**Requirements**
Exactly as written, write out the lines below from the first to the one containing "legend_labels = ['Advanced AMD', 'Wet AMD']", inclusive. Pictures do not belong in the copy.

**Data shown**
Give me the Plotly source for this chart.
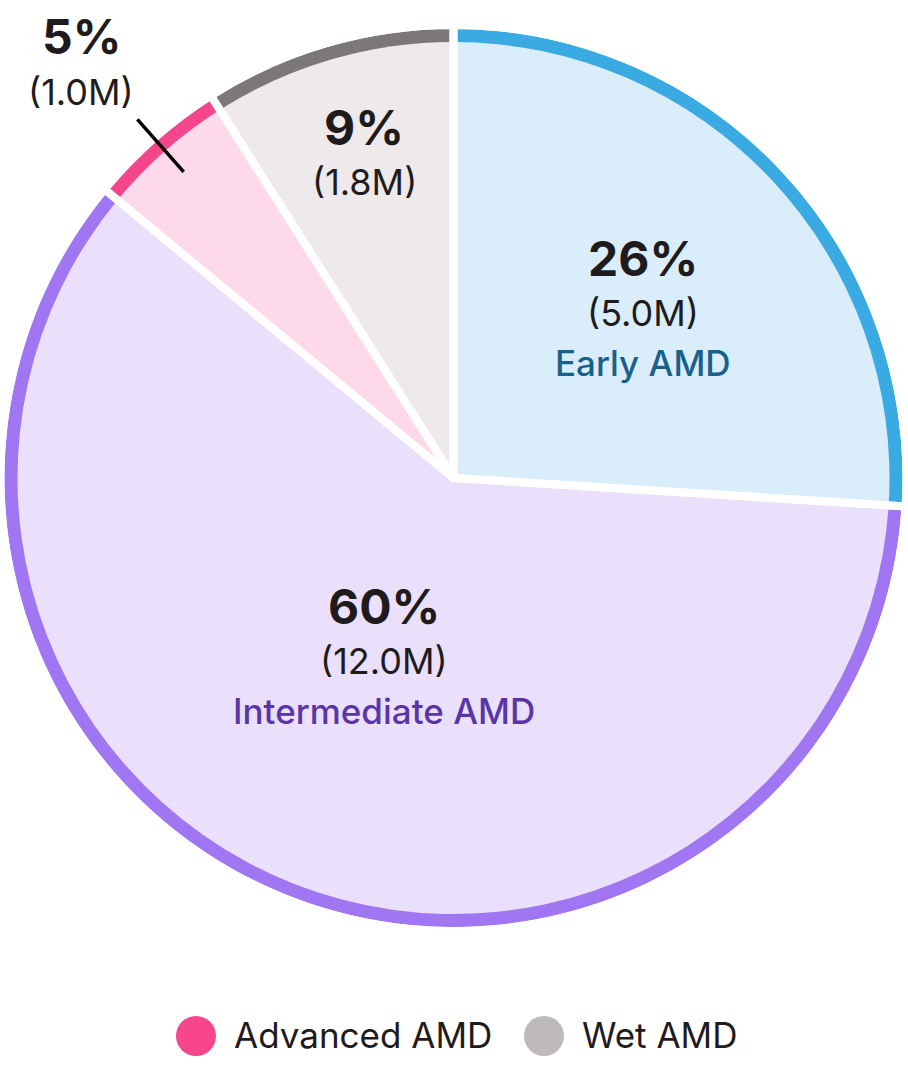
import math
import plotly.graph_objects as go

# data
labels = ['Early AMD', 'Intermediate AMD', 'Advanced AMD', 'Wet AMD']
shares = [26, 60, 5, 9]
patients_m = [5.0, 12.0, 1.0, 1.8]
legend_labels = ['Advanced AMD', 'Wet AMD']

arc_colors = ['#3AAAE3', '#A076F2', '#F5468D', '#7C7879']
fill_colors = ['#DAEDFB', '#EAE0FC', '#FDD9EA', '#EEEAEB']
name_colors = {'Early AMD': '#17618C', 'Intermediate AMD': '#5A35A8'}
legend_colors = {'Advanced AMD': '#F7468C', 'Wet AMD': '#BEBABB'}

W, H = 908, 1072
CX, CY = 453.5, 478
R_ARC = 449
R_FILL = 436
GAP = 8
FONT = 'Inter'
INK = '#1F1B1D'

# where the text blocks sit (pixel centre of the first line)
label_pos = {
    'Early AMD': (643, 258),
    'Intermediate AMD': (384, 606),
    'Advanced AMD': (81, 37),
    'Wet AMD': (364, 127),
}
line_offsets = [0, 55, 105]


def px(x, y):
    return x / W, 1 - y / H


def domain(r):
    return dict(x=[(CX - r) / W, (CX + r) / W], y=[1 - (CY + r) / H, 1 - (CY - r) / H])


def pie(colors, r, line_w=0, line_c='white'):
    return go.Pie(
        labels=labels, values=shares, sort=False, direction='clockwise', rotation=0,
        marker=dict(colors=colors, line=dict(color=line_c, width=line_w)),
        textinfo='none', hoverinfo='label+percent', showlegend=False, domain=domain(r)
    )


fig = go.Figure()
fig.add_trace(pie(arc_colors, R_ARC))
fig.add_trace(pie(fill_colors, R_FILL))
fig.add_trace(pie(['rgba(0,0,0,0)'] * 4, R_ARC + GAP / 2, GAP))

annotations = []
shapes = []
total = sum(shares)
start = 0
for lab, s, m in zip(labels, shares, patients_m):
    mid = (start + s / 2) / total * 2 * math.pi
    start += s
    x0, y0 = label_pos[lab]
    lines = [
        (f'{s}%', 48, 700, INK),
        (f'({m:.1f}M)', 36, 400, INK),
    ]
    if lab in name_colors:
        lines.append((lab, 35, 500, name_colors[lab]))
    for (txt, size, weight, col), dy in zip(lines, line_offsets):
        x, y = px(x0, y0 + dy)
        annotations.append(dict(
            x=x, y=y, xref='paper', yref='paper', text=txt, showarrow=False,
            xanchor='center', yanchor='middle',
            font=dict(family=FONT, size=size, weight=weight, color=col)
        ))
    if lab == 'Advanced AMD':
        # leader line along the slice's mid angle
        r_in, r_out = 408, 478
        ax0, ay0 = px(CX + r_in * math.sin(mid), CY - r_in * math.cos(mid))
        ax1, ay1 = px(CX + r_out * math.sin(mid), CY - r_out * math.cos(mid))
        shapes.append(dict(type='line', xref='paper', yref='paper', x0=ax0, y0=ay0, x1=ax1, y1=ay1,
                           line=dict(color='#000000', width=3.5), layer='above'))

# legend
leg_x = [196, 544]
LEG_Y = 1036
for lab, lx in zip(legend_labels, leg_x):
    cx0, cy0 = px(lx - 20, LEG_Y - 20)
    cx1, cy1 = px(lx + 20, LEG_Y + 20)
    shapes.append(dict(type='circle', xref='paper', yref='paper', x0=cx0, y0=cy0, x1=cx1, y1=cy1,
                       fillcolor=legend_colors[lab], line=dict(width=0), layer='above'))
    tx, ty = px(lx + 36, LEG_Y - 1)
    annotations.append(dict(
        x=tx, y=ty, xref='paper', yref='paper', text=lab, showarrow=False,
        xanchor='left', yanchor='middle', font=dict(family=FONT, size=35, color=INK)
    ))

fig.update_layout(
    width=W, height=H, margin=dict(l=0, r=0, t=0, b=0),
    paper_bgcolor='white', plot_bgcolor='white',
    annotations=annotations, shapes=shapes, showlegend=False
)

fig.write_html('out.html', config={'displayModeBar': False},
               post_script="document.body.style.margin='0';")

**Result for this task**
Give me the Plotly source for this chart.
import math
import plotly.graph_objects as go

# data
labels = ['Early AMD', 'Intermediate AMD', 'Advanced AMD', 'Wet AMD']
shares = [26, 60, 5, 9]
patients_m = [5.0, 12.0, 1.0, 1.8]
legend_labels = ['Advanced AMD', 'Wet AMD']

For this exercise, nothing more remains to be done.